→ **WHAT YOU SHOULD DO**
From the line containing "What TikZ code" through the last line of the entries, output the text exactly. Pictures stay out.

→ **RAW DATA**
[START]
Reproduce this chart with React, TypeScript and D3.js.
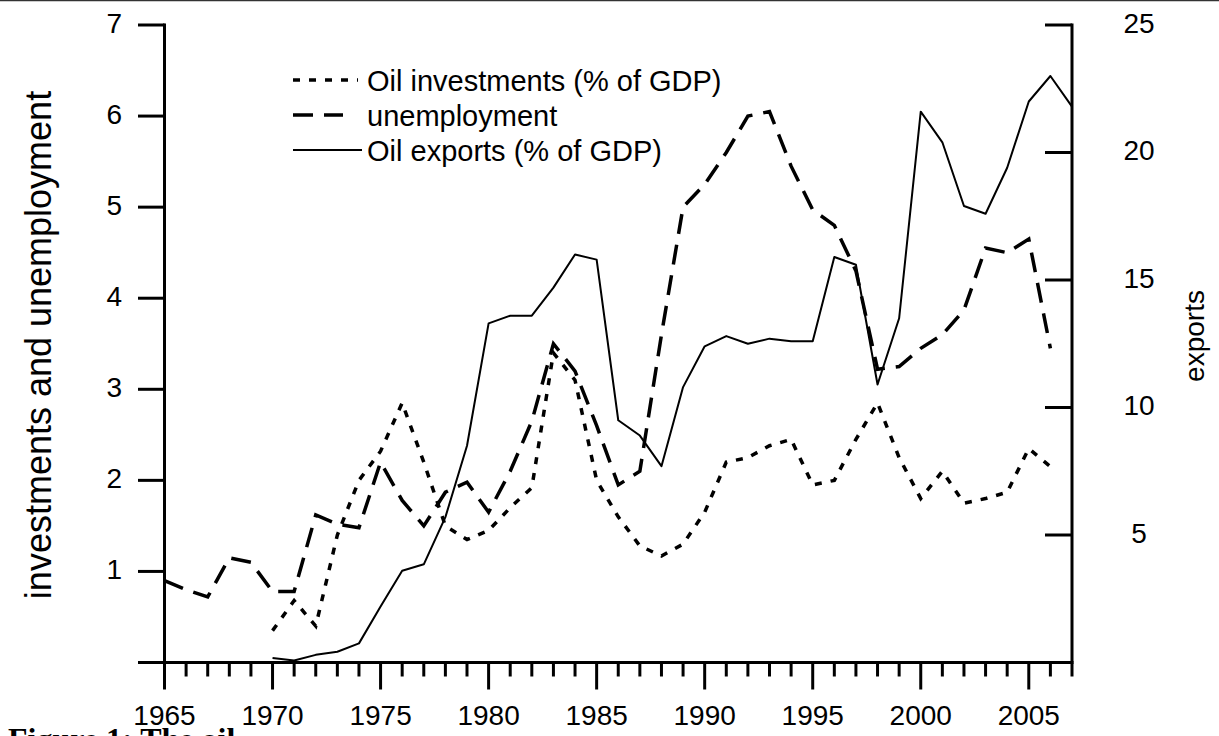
import React from "react";
import * as d3 from "d3";

// values
const unempYears = [1965, 1966, 1967, 1968, 1969, 1970, 1971, 1972, 1973, 1974, 1975, 1976, 1977, 1978, 1979, 1980, 1981, 1982, 1983, 1984, 1985, 1986, 1987, 1988, 1989, 1990, 1991, 1992, 1993, 1994, 1995, 1996, 1997, 1998, 1999, 2000, 2001, 2002, 2003, 2004, 2005, 2006];
const unemployment = [0.9, 0.8, 0.72, 1.15, 1.1, 0.78, 0.78, 1.62, 1.52, 1.48, 2.2, 1.78, 1.5, 1.87, 1.98, 1.65, 2.1, 2.65, 3.5, 3.2, 2.6, 1.95, 2.1, 3.6, 5.0, 5.25, 5.6, 6.0, 6.05, 5.45, 4.97, 4.8, 4.3, 3.22, 3.25, 3.45, 3.6, 3.87, 4.55, 4.5, 4.65, 3.45];

const investYears = [1970, 1971, 1972, 1973, 1974, 1975, 1976, 1977, 1978, 1979, 1980, 1981, 1982, 1983, 1984, 1985, 1986, 1987, 1988, 1989, 1990, 1991, 1992, 1993, 1994, 1995, 1996, 1997, 1998, 1999, 2000, 2001, 2002, 2003, 2004, 2005, 2006];
const investments = [0.35, 0.68, 0.4, 1.4, 2.0, 2.32, 2.85, 2.2, 1.5, 1.35, 1.45, 1.7, 1.92, 3.4, 3.1, 2.0, 1.6, 1.28, 1.17, 1.3, 1.65, 2.2, 2.25, 2.38, 2.45, 1.95, 2.0, 2.45, 2.85, 2.25, 1.8, 2.1, 1.75, 1.8, 1.87, 2.35, 2.15];

const exportYears = [1970, 1971, 1972, 1973, 1974, 1975, 1976, 1977, 1978, 1979, 1980, 1981, 1982, 1983, 1984, 1985, 1986, 1987, 1988, 1989, 1990, 1991, 1992, 1993, 1994, 1995, 1996, 1997, 1998, 1999, 2000, 2001, 2002, 2003, 2004, 2005, 2006, 2007];
const exportsPct = [0.18, 0.08, 0.3, 0.42, 0.75, 2.2, 3.6, 3.85, 5.7, 8.5, 13.3, 13.6, 13.6, 14.7, 16.0, 15.8, 9.5, 8.9, 7.7, 10.8, 12.4, 12.8, 12.5, 12.7, 12.6, 12.6, 15.9, 15.6, 10.9, 13.5, 21.6, 20.4, 17.9, 17.6, 19.4, 22.0, 23.0, 21.8];

const majorYears = [1965, 1970, 1975, 1980, 1985, 1990, 1995, 2000, 2005];
const leftTicks = [1, 2, 3, 4, 5, 6, 7];
const rightTicks = [5, 10, 15, 20, 25];

const legendItems = [
  { label: "Oil investments (% of GDP)", dash: "7 9", width: 3.5, len: 65 },
  { label: "unemployment", dash: "20 11", width: 3.5, len: 50 },
  { label: "Oil exports (% of GDP)", dash: null, width: 2, len: 69 },
];

const W = 1219;
const H = 736;
const FONT = "'Liberation Sans', Arial, sans-serif";

export default function App() {
  const x = d3.scaleLinear().domain([1965, 2007]).range([164.5, 1072]);
  const yL = d3.scaleLinear().domain([0, 7]).range([662.5, 25]);
  const yR = d3.scaleLinear().domain([0, 25]).range([662.5, 25]);

  const lineL = d3.line<[number, number]>().x(d => x(d[0])).y(d => yL(d[1]));
  const lineR = d3.line<[number, number]>().x(d => x(d[0])).y(d => yR(d[1]));

  const unempPath = lineL(unempYears.map((yr, i) => [yr, unemployment[i]]));
  const investPath = lineL(investYears.map((yr, i) => [yr, investments[i]]));
  const exportPath = lineR(exportYears.map((yr, i) => [yr, exportsPct[i]]));

  const allYears = x.ticks(42);
  const x0 = x.range()[0];
  const x1 = x.range()[1];
  const base = yL(0);

  return (
    <svg width={W} height={H} style={{ position: "absolute", left: 0, top: 0, background: "#fff" }} fontFamily={FONT}>
      <rect width={W} height={H} fill="#fff" />
      <line x1={0} x2={W} y1={0.5} y2={0.5} stroke="#333" strokeWidth={1.5} />

      {/* series */}
      <path d={investPath || ""} fill="none" stroke="#000" strokeWidth={3.5} strokeDasharray="7 9" />
      <path d={unempPath || ""} fill="none" stroke="#000" strokeWidth={3.5} strokeDasharray="20 11" />
      <path d={exportPath || ""} fill="none" stroke="#000" strokeWidth={2} strokeLinejoin="round" />

      {/* x axis */}
      <line x1={138} x2={x1 + 1.5} y1={base} y2={base} stroke="#000" strokeWidth={3} />
      {allYears.map(yr => {
        const major = majorYears.includes(yr);
        return (
          <line key={yr} x1={x(yr)} x2={x(yr)} y1={base} y2={base + (major ? 27 : 14)} stroke="#000" strokeWidth={3} />
        );
      })}
      {majorYears.map(yr => (
        <text key={yr} x={x(yr)} y={725} textAnchor="middle" fontSize={28}>{yr}</text>
      ))}

      {/* left axis */}
      <line x1={x0} x2={x0} y1={yL(7) - 1.5} y2={base} stroke="#000" strokeWidth={3} />
      {leftTicks.map(t => (
        <g key={t}>
          <line x1={138} x2={x0} y1={yL(t)} y2={yL(t)} stroke="#000" strokeWidth={3} />
          <text x={122} y={yL(t) - 2} textAnchor="end" dominantBaseline="central" fontSize={28}>{t}</text>
        </g>
      ))}
      <text transform={`translate(38,345) rotate(-90)`} textAnchor="middle" dominantBaseline="central" fontSize={36}>
        investments and unemployment
      </text>

      {/* right axis */}
      <line x1={x1} x2={x1} y1={yR(25) - 1.5} y2={base} stroke="#000" strokeWidth={3} />
      {rightTicks.map(t => (
        <g key={t}>
          <line x1={x1 - 27} x2={x1} y1={yR(t)} y2={yR(t)} stroke="#000" strokeWidth={3} />
          <text x={1139} y={yR(t) - 2} textAnchor="middle" dominantBaseline="central" fontSize={28}>{t}</text>
        </g>
      ))}
      <text transform={`translate(1194,336) rotate(-90)`} textAnchor="middle" dominantBaseline="central" fontSize={28}>
        exports
      </text>

      {/* legend */}
      {legendItems.map((it, i) => {
        const ly = 80 + i * 35;
        return (
          <g key={it.label}>
            <line x1={293} x2={293 + it.len} y1={ly} y2={ly} stroke="#000" strokeWidth={it.width}
              strokeDasharray={it.dash || undefined} />
            <text x={367} y={ly + 1} dominantBaseline="central" fontSize={29}>{it.label}</text>
          </g>
        );
      })}

      <text x={8} y={750} fontFamily="'Liberation Serif', 'Times New Roman', serif" fontWeight="bold" fontSize={32}>
        Figure 1: The oil
      </text>
    </svg>
  );
}
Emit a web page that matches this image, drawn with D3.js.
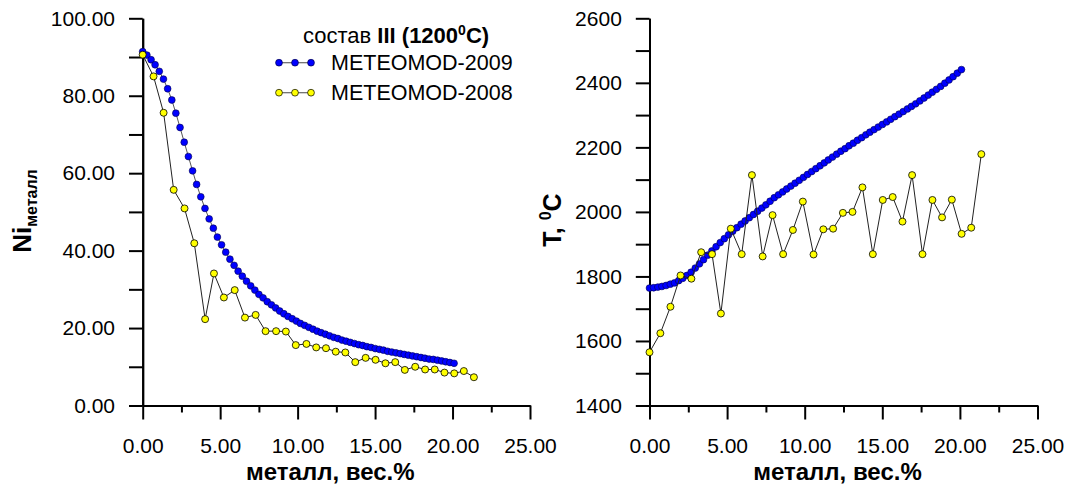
<!DOCTYPE html>
<html>
<head>
<meta charset="utf-8">
<script src="https://cdn.jsdelivr.net/npm/d3@7"></script>
<style>
  body { margin: 0; background: #fff; }
  svg { display: block; font-family: "Liberation Sans", Arial, sans-serif; }
  .axis path, .axis line { stroke: #000; stroke-width: 2; }
  .axis text { font-size: 21px; fill: #000; font-family: "Liberation Sans", Arial, sans-serif; }
</style>
</head>
<body>
<div id="container"></div>
<script>
// METEOMOD-2009 (blue) - x = metal wt.%
var xs09 = [0.00,0.27,0.54,0.80,1.07,1.34,1.61,1.88,2.14,2.41,
  2.68,2.95,3.22,3.48,3.75,4.02,4.29,4.56,4.82,5.09,
  5.36,5.63,5.90,6.16,6.43,6.70,6.97,7.24,7.50,7.77,
  8.04,8.31,8.58,8.84,9.11,9.38,9.65,9.92,10.18,10.45,
  10.72,10.99,11.26,11.52,11.79,12.06,12.33,12.60,12.86,13.13,
  13.40,13.67,13.94,14.20,14.47,14.74,15.01,15.28,15.54,15.81,
  16.08,16.35,16.62,16.88,17.15,17.42,17.69,17.96,18.22,18.49,
  18.76,19.03,19.30,19.56,19.83,20.10];
var ni09 = [91.4,90.5,89.3,88.0,86.3,84.3,81.8,78.9,75.5,71.8,
  68.0,64.3,60.6,57.1,53.9,50.9,48.2,45.8,43.5,41.5,
  39.6,37.8,36.2,34.7,33.4,32.1,30.9,29.8,28.7,27.8,
  26.8,26.0,25.2,24.4,23.7,23.0,22.4,21.8,21.2,20.7,
  20.2,19.7,19.2,18.8,18.4,18.0,17.6,17.3,16.9,16.6,
  16.3,16.0,15.7,15.5,15.2,15.0,14.7,14.5,14.3,14.0,
  13.8,13.6,13.4,13.2,13.0,12.8,12.6,12.4,12.2,12.0,
  11.9,11.7,11.5,11.3,11.1,10.9];
var t09 = [1764,1765,1767,1769,1772,1776,1780,1787,1794,1803,
  1813,1826,1839,1852,1866,1879,1892,1905,1917,1929,
  1940,1951,1962,1972,1982,1992,2002,2012,2022,2033,
  2044,2053,2062,2071,2080,2089,2098,2107,2116,2125,
  2134,2143,2152,2161,2170,2179,2188,2196,2205,2213,
  2222,2230,2239,2247,2255,2263,2271,2279,2287,2295,
  2303,2311,2319,2327,2335,2344,2353,2362,2371,2380,
  2389,2399,2409,2419,2430,2441];

// METEOMOD-2008 (yellow)
var xs08 = [0.00,0.70,1.35,2.00,2.70,3.33,4.03,4.60,5.24,5.94,
  6.60,7.29,7.93,8.61,9.24,9.88,10.57,11.20,11.83,12.46,
  13.08,13.72,14.39,15.03,15.67,16.30,16.92,17.59,18.23,18.85,
  19.48,20.11,20.73,21.38];
var ni08 = [90.6,85.0,75.6,55.7,50.9,41.9,22.3,34.1,27.9,29.8,
  22.7,23.4,19.2,19.2,19.1,15.6,15.9,15.0,14.8,13.9,
  13.7,11.2,12.3,11.8,10.9,11.2,9.2,10.0,9.3,9.3,
  8.5,8.3,8.9,7.3];
var t08 = [1565,1624,1706,1803,1793,1875,1869,1685,1948,1869,
  2114,1862,1990,1869,1944,2032,1868,1946,1948,1997,
  2000,2076,1869,2037,2046,1970,2114,1869,2037,1983,
  2038,1932,1951,2179];

var xMajor = [0,5,10,15,20,25];
var xMinor = [2.5,7.5,12.5,17.5,22.5];
var niMajor = [0,20,40,60,80,100];
var niMinor = [10,30,50,70,90];
var tMajor = [1400,1600,1800,2000,2200,2400,2600];
var tMinor = [1500,1700,1900,2100,2300,2500];

var legendTitle = ["состав ", "III (1200", "0", "C)"];
var seriesNames = ["METEOMOD-2009", "METEOMOD-2008"];

var width = 1073, height = 486;
var plotTop = 18.3, plotBottom = 405.5;

var svg = d3.select("#container").append("svg")
    .attr("width", width)
    .attr("height", height);

function zip(xs, ys) {
    return xs.map(function(x, i) { return {x: x, y: ys[i]}; });
}

function panel(x0, x1, yDomain, major, minor, fmtY, blue, yellow) {
    var x = d3.scaleLinear().domain([0, 25]).range([x0, x1]);
    var y = d3.scaleLinear().domain(yDomain).range([plotBottom, plotTop]);

    // minor ticks first
    svg.append("g").attr("class", "axis")
        .attr("transform", "translate(0," + plotBottom + ")")
        .call(d3.axisBottom(x).tickValues(xMinor).tickSize(7).tickSizeOuter(0).tickFormat(""));
    svg.append("g").attr("class", "axis")
        .attr("transform", "translate(0," + plotBottom + ")")
        .call(d3.axisBottom(x).tickValues(xMajor).tickSize(14).tickSizeOuter(0)
            .tickPadding(19).tickFormat(d3.format(".2f")));

    svg.append("g").attr("class", "axis")
        .attr("transform", "translate(" + x0 + ",0)")
        .call(d3.axisLeft(y).tickValues(minor).tickSize(13.7).tickSizeOuter(0).tickFormat(""));
    svg.append("g").attr("class", "axis")
        .attr("transform", "translate(" + x0 + ",0)")
        .call(d3.axisLeft(y).tickValues(major).tickSize(13.7).tickSizeOuter(0)
            .tickPadding(14).tickFormat(fmtY));

    var line = d3.line()
        .x(function(d) { return x(d.x); })
        .y(function(d) { return y(d.y); });

    // blue series
    svg.append("path").datum(blue)
        .attr("d", line).attr("fill", "none")
        .attr("stroke", "#555").attr("stroke-width", 1);
    svg.append("g").selectAll("circle")
        .data(blue).enter().append("circle")
        .attr("r", 3.4)
        .attr("cx", function(d) { return x(d.x); })
        .attr("cy", function(d) { return y(d.y); })
        .attr("fill", "#0000ff").attr("stroke", "#00004a").attr("stroke-width", 0.6);

    // yellow series
    svg.append("path").datum(yellow)
        .attr("d", line).attr("fill", "none")
        .attr("stroke", "#222").attr("stroke-width", 1);
    svg.append("g").selectAll("circle")
        .data(yellow).enter().append("circle")
        .attr("r", 3.5)
        .attr("cx", function(d) { return x(d.x); })
        .attr("cy", function(d) { return y(d.y); })
        .attr("fill", "#ffff00").attr("stroke", "#000").attr("stroke-width", 0.8);

    // x title
    svg.append("text")
        .attr("x", (x0 + x1) / 2 - 6).attr("y", 480)
        .attr("text-anchor", "middle")
        .attr("font-size", "24px").attr("font-weight", "bold")
        .text("металл, вес.%");
    return {x: x, y: y};
}

panel(142.7, 530, [0, 100], niMajor, niMinor, d3.format(".2f"),
    zip(xs09, ni09), zip(xs08, ni08));
panel(649.5, 1037.5, [1400, 2600], tMajor, tMinor, d3.format("d"),
    zip(xs09, t09), zip(xs08, t08));

// y titles
var yt1 = svg.append("text")
    .attr("transform", "translate(31,211) rotate(-90)")
    .attr("text-anchor", "middle").attr("font-weight", "bold");
yt1.append("tspan").attr("font-size", "26px").text("Ni");
yt1.append("tspan").attr("font-size", "16px").attr("dy", 6).text("металл");

var yt2 = svg.append("text")
    .attr("transform", "translate(561,220) rotate(-90)")
    .attr("text-anchor", "middle").attr("font-weight", "bold").attr("font-size", "25px");
yt2.append("tspan").text("T, ");
yt2.append("tspan").attr("font-size", "16px").attr("dy", -10).text("0");
yt2.append("tspan").attr("dy", 10).text("C");

// legend
var lt = svg.append("text").attr("x", 303).attr("y", 43).attr("font-size", "22px");
lt.append("tspan").text(legendTitle[0]);
lt.append("tspan").attr("font-weight", "bold").text(legendTitle[1]);
lt.append("tspan").attr("font-weight", "bold").attr("font-size", "14px").attr("dy", -8).text(legendTitle[2]);
lt.append("tspan").attr("font-weight", "bold").attr("dy", 8).text(legendTitle[3]);

var legendColors = [["#0000ff", "#00004a"], ["#ffff00", "#000"]];
seriesNames.forEach(function(name, i) {
    var ly = 62.7 + i * 30;
    var g = svg.append("g");
    g.append("line").attr("x1", 279).attr("x2", 311).attr("y1", ly).attr("y2", ly)
        .attr("stroke", "#666").attr("stroke-width", 1.2);
    g.selectAll("circle").data([279, 295, 311]).enter().append("circle")
        .attr("cx", function(d) { return d; }).attr("cy", ly).attr("r", 3.4)
        .attr("fill", legendColors[i][0]).attr("stroke", legendColors[i][1]).attr("stroke-width", 0.7);
    g.append("text").attr("x", 331).attr("y", ly + 7.5)
        .attr("font-size", "21.5px").text(name);
});
</script>
</body>
</html>
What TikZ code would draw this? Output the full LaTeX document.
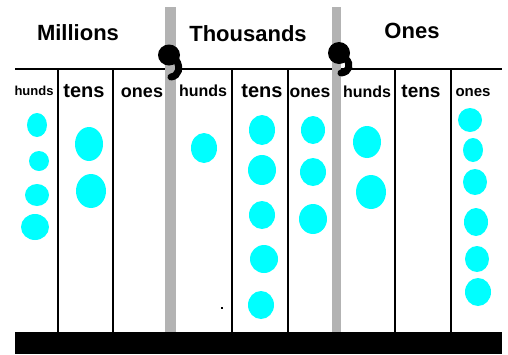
\documentclass[tikz,border=0pt]{standalone}
\usepackage{fontspec}
\setmainfont{Liberation Sans}
\definecolor{bargray}{RGB}{179,179,179}
\definecolor{beadcyan}{RGB}{0,255,255}
\begin{document}
\begin{tikzpicture}[x=1pt,y=-1pt,
  title/.style={font=\bfseries\fontsize{22}{22}\selectfont, anchor=base, inner sep=0pt},
  collabel/.style={font=\bfseries\fontsize{#1}{#1}\selectfont, anchor=base, inner sep=0pt},
  rule/.style={line width=1.5pt, black},
  sep/.style={fill=bargray, draw=none},
  tail/.style={line width=7pt, line cap=round},
  beadfill/.style={fill=beadcyan}]
\useasboundingbox (0,0) rectangle (508,354);
% column rules
\foreach \x in {58,113,232,288,395,451} \draw[rule] (\x,69) -- (\x,333);
\draw[rule] (15,69) -- (502,69);
% group separators
\fill[sep] (165,7) rectangle (176,333);
\fill[sep] (332,7) rectangle (341,333);
% commas
\fill (169,55) ellipse [x radius=11, y radius=10.5];
\draw[tail] (176,60) .. controls (181,67) and (179,76) .. (171,77);
\fill (339,53) circle [radius=11];
\draw[tail] (346,59) .. controls (351,64) and (350,72) .. (341,73);
% titles
\node[title] (millions) at (78,40) {Millions};
\node[title] (thousands) at (248,41) {Thousands};
\node[title] (ones) at (412,38) {Ones};
% column labels
\node[collabel=13] (h1) at (34,95) {hunds};
\node[collabel=20] (t1) at (84,97) {tens};
\node[collabel=18] (o1) at (142,97) {ones};
\node[collabel=16] (h2) at (203,96) {hunds};
\node[collabel=20] (t2) at (262,97) {tens};
\node[collabel=17.5] (o2) at (310,97) {ones};
\node[collabel=16] (h3) at (367,97) {hunds};
\node[collabel=19] (t3) at (421,97) {tens};
\node[collabel=15] (o3) at (473,96) {ones};
% beads
\foreach \x/\y/\rx/\ry in {
  37/125/10/12, 39/161/10/10, 37/195/12/11, 35/227/14/13,
  89/144/14/17, 91/191/15/17,
  204/148/13/15,
  262/130/13/15, 262/170/14/15, 262/215/13/14, 264/259/14/14, 261/305/13/14,
  313/130/12/14, 313/172/13/14, 313/219/14/15,
  367/142/14/16, 371/192/15/17,
  470/120/12/12, 473/150/10/12, 475/182/12/13, 476/222/12/14, 477/259/12/13, 478/292/13/14}
  \fill[beadfill] (\x,\y) ellipse [x radius=\rx, y radius=\ry];
% stray dot
\fill (221,307) rectangle (223,309);
% base
\fill (15,332) rectangle (502,354);
\end{tikzpicture}
\end{document}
[END]
→ **WRITTEN ANSWER**
What TikZ code would draw this? Output the full LaTeX document.
\documentclass[tikz,border=0pt]{standalone}
\usepackage{fontspec}
\setmainfont{Liberation Sans}
\definecolor{bargray}{RGB}{179,179,179}
\definecolor{beadcyan}{RGB}{0,255,255}
\begin{document}
\begin{tikzpicture}[x=1pt,y=-1pt,
  title/.style={font=\bfseries\fontsize{22}{22}\selectfont, anchor=base, inner sep=0pt},
  collabel/.style={font=\bfseries\fontsize{#1}{#1}\selectfont, anchor=base, inner sep=0pt},
  rule/.style={line width=1.5pt, black},
  sep/.style={fill=bargray, draw=none},
  tail/.style={line width=7pt, line cap=round},
  beadfill/.style={fill=beadcyan}]
\useasboundingbox (0,0) rectangle (508,354);
% column rules
\foreach \x in {58,113,232,288,395,451} \draw[rule] (\x,69) -- (\x,333);
\draw[rule] (15,69) -- (502,69);
% group separators
\fill[sep] (165,7) rectangle (176,333);
\fill[sep] (332,7) rectangle (341,333);
% commas
\fill (169,55) ellipse [x radius=11, y radius=10.5];
\draw[tail] (176,60) .. controls (181,67) and (179,76) .. (171,77);
\fill (339,53) circle [radius=11];
\draw[tail] (346,59) .. controls (351,64) and (350,72) .. (341,73);
% titles
\node[title] (millions) at (78,40) {Millions};
\node[title] (thousands) at (248,41) {Thousands};
\node[title] (ones) at (412,38) {Ones};
% column labels
\node[collabel=13] (h1) at (34,95) {hunds};
\node[collabel=20] (t1) at (84,97) {tens};
\node[collabel=18] (o1) at (142,97) {ones};
\node[collabel=16] (h2) at (203,96) {hunds};
\node[collabel=20] (t2) at (262,97) {tens};
\node[collabel=17.5] (o2) at (310,97) {ones};
\node[collabel=16] (h3) at (367,97) {hunds};
\node[collabel=19] (t3) at (421,97) {tens};
\node[collabel=15] (o3) at (473,96) {ones};
% beads
\foreach \x/\y/\rx/\ry in {
  37/125/10/12, 39/161/10/10, 37/195/12/11, 35/227/14/13,
  89/144/14/17, 91/191/15/17,
  204/148/13/15,
  262/130/13/15, 262/170/14/15, 262/215/13/14, 264/259/14/14, 261/305/13/14,
  313/130/12/14, 313/172/13/14, 313/219/14/15,
  367/142/14/16, 371/192/15/17,
  470/120/12/12, 473/150/10/12, 475/182/12/13, 476/222/12/14, 477/259/12/13, 478/292/13/14}
  \fill[beadfill] (\x,\y) ellipse [x radius=\rx, y radius=\ry];
% stray dot
\fill (221,307) rectangle (223,309);
% base
\fill (15,332) rectangle (502,354);
\end{tikzpicture}
\end{document}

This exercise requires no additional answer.